Europe is about to melt down and bring much of the rest of the world's economy with it, in part because it has spent years giving living wages to unproductive people and free college educations. Yet our Wall Street protesters want a guaranteed living wage, regardless of employment? Bwahahahaha! Grow up, people.
Vice President Biden says of the economy, "We have it turned around." Horse manure.
Only fools believe what politicians tell them (and we have a lot of fools lately). If someone wants to believe inflating the dollar is the road to recovery and subsequent economic prosperity, I call them a fool. If someone wants to believe that providing free money to unproductive people will increase their incentive to work, I call them a fool. If someone thinks wide-scale replacement of conventional energy sources with "green" energy will save our nation, I call them a fool.

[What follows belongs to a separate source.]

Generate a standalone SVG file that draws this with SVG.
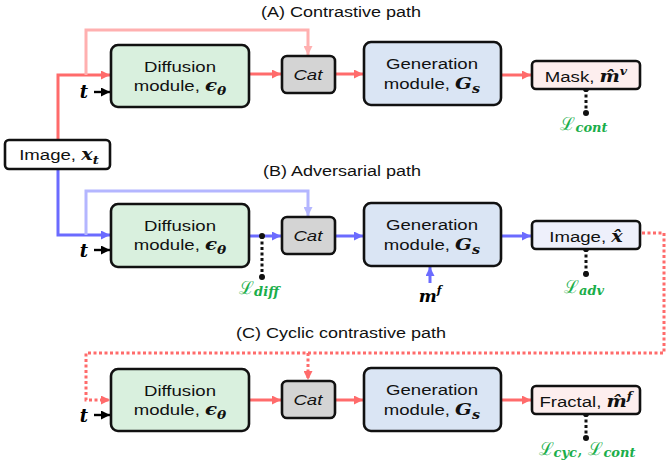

Many of us see the economic storm clouds looming overhead. We are taking what steps we can to weather that storm. And for this, we are regarded by the useful idiots described above as – wait for it – fools.
So let the fools chuckle over those of us who are battening down the hatches. Let them laugh themselves silly. Let them fall over, clutching their sides in mirth, chortling over our idiocy because we believe the economy is on the road to utter ruin.
Denial should be a river in Egypt, not the state of mind of Americans at this time. Those who deny our system could ever fail and that the government will always be there, like cavalry to the rescue, must have been educated at government schools and are in for an unpleasant shock.
But they'll remain too foolish to recognize where the blame lies.